“This is a great park. I built this place not to make money, I built this place for passion,” Oakley said during the hearing, “I’ve been around Land of Illusion since 1997, I have personally never taken one penny, one wage out of Land of Illusions, I’ve done nothing but put money into it. I think that’s a good citizen and the kind of partner Butler County wants.”
The Butler County Planning Commission and the county Rural Zoning Commission denied the rezoning request. Neighbors have opposed the expansion, citing concerns over noise, traffic and other problems associated with a development of this size.
Zeb Acuff, the commissioners’ planning administrator, said there are unanswered questions.
“Staff believes that resubmittal of the application is premature, without addressing the pertinent public health and safety concerns of traffic problems and road improvements, sanitary and waste water treatment and the ability of local emergency services to adequately serve the proposed development,” Acuff said.

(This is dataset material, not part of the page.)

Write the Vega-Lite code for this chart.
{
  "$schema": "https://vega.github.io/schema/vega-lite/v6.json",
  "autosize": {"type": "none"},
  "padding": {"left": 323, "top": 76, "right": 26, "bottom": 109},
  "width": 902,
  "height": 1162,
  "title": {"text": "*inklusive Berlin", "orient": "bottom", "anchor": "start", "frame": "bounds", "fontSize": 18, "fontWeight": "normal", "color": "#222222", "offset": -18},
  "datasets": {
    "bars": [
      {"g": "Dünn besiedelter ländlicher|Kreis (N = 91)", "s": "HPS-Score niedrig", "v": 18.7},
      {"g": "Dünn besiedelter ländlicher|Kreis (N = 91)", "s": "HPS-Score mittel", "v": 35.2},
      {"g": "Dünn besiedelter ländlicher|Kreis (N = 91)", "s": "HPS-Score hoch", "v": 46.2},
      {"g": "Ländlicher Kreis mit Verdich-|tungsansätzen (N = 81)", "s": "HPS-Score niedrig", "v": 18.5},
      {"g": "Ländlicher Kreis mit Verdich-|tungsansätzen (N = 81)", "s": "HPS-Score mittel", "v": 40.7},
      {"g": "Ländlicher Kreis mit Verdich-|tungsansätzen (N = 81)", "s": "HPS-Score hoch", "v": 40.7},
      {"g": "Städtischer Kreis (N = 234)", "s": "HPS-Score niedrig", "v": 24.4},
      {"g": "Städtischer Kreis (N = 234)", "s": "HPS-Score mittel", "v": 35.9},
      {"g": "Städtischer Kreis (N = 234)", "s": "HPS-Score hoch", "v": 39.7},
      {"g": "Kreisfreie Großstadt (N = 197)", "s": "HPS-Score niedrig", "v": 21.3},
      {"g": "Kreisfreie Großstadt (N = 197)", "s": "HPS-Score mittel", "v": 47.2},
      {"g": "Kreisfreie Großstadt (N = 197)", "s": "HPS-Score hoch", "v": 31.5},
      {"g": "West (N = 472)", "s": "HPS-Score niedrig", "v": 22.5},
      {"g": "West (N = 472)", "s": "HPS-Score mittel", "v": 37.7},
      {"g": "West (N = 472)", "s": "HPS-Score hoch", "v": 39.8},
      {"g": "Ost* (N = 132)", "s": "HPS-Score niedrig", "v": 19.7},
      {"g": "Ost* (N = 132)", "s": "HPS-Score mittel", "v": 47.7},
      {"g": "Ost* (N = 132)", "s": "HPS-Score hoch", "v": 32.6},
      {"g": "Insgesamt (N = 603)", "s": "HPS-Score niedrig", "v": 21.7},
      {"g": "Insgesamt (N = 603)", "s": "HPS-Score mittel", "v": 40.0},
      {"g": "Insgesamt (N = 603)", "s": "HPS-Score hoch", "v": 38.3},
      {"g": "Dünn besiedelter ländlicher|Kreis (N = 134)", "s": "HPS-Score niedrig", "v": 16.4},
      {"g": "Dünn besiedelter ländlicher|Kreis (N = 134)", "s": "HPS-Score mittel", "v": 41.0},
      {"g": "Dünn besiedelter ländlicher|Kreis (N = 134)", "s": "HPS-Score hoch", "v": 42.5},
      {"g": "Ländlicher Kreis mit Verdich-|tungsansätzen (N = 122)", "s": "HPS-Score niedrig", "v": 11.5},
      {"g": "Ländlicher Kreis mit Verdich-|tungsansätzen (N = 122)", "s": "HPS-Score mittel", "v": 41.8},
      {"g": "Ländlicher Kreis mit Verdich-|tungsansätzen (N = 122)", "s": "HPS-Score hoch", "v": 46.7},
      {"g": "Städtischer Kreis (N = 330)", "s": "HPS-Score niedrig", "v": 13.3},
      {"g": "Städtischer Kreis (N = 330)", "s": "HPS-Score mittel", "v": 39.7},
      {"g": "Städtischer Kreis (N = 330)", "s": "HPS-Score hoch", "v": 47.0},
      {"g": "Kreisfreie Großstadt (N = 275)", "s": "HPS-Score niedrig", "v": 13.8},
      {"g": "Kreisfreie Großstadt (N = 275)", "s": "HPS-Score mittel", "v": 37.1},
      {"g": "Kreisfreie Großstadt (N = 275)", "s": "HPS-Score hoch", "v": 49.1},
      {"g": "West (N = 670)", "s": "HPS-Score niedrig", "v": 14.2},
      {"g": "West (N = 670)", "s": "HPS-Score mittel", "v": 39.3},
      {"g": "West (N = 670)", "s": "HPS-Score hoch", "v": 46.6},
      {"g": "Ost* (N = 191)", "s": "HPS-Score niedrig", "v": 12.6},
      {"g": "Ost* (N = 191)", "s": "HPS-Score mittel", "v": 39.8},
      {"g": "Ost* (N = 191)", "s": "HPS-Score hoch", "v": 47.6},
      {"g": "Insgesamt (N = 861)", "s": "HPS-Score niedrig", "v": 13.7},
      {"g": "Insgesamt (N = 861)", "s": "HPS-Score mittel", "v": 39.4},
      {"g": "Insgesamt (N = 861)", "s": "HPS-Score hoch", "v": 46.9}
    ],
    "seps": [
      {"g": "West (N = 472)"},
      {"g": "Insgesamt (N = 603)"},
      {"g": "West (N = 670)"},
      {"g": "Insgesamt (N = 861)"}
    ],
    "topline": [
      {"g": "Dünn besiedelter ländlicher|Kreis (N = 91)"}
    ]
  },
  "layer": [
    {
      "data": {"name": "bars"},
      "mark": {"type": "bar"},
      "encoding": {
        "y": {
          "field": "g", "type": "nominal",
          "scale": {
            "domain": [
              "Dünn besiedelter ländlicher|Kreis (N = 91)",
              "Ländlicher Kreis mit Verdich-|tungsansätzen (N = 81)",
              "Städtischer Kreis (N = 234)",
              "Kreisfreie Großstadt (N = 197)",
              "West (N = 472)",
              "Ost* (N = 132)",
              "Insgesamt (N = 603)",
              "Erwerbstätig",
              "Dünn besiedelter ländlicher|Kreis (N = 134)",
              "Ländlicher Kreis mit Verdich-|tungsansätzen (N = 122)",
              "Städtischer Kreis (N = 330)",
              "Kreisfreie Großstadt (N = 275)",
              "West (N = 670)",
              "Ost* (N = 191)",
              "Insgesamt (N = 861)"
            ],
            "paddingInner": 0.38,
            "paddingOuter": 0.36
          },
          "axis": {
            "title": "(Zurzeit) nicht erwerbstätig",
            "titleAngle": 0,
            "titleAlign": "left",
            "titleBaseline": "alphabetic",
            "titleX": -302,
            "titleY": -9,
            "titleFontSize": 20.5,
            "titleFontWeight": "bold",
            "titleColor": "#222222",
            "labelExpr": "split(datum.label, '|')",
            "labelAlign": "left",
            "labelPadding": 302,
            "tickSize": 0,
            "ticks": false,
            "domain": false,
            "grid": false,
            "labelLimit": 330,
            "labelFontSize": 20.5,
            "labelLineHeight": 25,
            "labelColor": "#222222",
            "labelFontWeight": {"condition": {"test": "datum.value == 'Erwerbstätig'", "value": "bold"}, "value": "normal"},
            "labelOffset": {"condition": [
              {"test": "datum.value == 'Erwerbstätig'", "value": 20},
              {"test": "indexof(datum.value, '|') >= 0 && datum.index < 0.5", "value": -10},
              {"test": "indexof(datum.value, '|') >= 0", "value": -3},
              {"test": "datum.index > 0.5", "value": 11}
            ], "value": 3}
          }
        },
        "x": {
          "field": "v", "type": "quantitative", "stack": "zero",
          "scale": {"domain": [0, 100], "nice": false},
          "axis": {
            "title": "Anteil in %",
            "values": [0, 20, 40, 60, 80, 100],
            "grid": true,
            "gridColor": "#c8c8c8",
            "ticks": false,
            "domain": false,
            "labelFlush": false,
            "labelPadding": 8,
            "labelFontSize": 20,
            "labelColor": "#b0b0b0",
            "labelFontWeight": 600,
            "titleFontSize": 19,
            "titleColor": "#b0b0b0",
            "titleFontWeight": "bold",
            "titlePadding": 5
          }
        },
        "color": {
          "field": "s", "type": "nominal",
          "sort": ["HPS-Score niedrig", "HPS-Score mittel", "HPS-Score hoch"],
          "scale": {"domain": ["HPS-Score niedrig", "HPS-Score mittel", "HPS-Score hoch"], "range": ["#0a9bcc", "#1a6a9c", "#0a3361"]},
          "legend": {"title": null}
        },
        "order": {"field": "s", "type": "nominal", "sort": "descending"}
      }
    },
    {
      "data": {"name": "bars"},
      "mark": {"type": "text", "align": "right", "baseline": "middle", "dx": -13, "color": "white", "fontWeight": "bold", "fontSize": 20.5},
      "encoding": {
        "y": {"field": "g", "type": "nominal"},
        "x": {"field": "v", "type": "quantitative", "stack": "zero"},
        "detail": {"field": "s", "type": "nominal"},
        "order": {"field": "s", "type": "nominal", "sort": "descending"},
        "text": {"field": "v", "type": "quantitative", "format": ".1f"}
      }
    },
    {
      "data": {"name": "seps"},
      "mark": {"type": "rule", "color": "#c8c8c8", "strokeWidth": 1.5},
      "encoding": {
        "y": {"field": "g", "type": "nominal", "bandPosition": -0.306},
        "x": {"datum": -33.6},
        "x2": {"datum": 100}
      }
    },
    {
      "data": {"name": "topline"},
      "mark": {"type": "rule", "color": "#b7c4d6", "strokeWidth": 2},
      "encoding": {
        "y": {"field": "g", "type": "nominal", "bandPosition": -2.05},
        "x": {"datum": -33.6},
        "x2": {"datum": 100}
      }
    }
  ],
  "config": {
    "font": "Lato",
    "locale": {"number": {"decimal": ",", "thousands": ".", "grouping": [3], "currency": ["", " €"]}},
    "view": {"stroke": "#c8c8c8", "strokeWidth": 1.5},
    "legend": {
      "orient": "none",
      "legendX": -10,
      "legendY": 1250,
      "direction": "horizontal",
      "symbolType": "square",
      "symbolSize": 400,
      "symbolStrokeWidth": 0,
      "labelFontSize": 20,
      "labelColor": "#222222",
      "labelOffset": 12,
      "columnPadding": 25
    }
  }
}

Oakley’s attorney, Scott Phillips, pushed back on criticism by neighbors. He said in 15 years there have been no noise complaints until recently when three were reported and there have only been 13 crime-related calls and two to three EMS runs to park since 2015.
He told the commissioners at the preliminary approval stage the developer is not required to provide in-depth environmental and traffic studies. He said if the commissioners deny the preliminary plans it would “would constitute a regulatory taking” of Oakley’s property and expose the county to a lawsuit.
“A much more prudent approach is to approve the application,” Phillips said. “The zoning commission will review each and every final phase and if we don’t meet the requirements for storm water, traffic and all the other engineering things that are supposed to be done at the final stage, we will not get out permit.”
An attorney representing multiple neighbors warned the commissioners Oakley has not always followed the rules, constructing buildings without permits, hiring under age workers and host of other alleged infractions.
“The majority of Madison Twp. residents oppose this zoning change,” attorney Joe Lucas said. “Small business owners, day laborers, skilled tradesmen, attorneys, farmers, township trustees and even a former fortune 500 president all came as Madison Twp. residents and spoke in opposition,” he said about previous hearings. “Why is that, well a number of reasons come to mind, Land of Illusion and Mr. Oakley have been bad neighbors for a long time.”
The commissioners had no questions and said they would have a decision soon.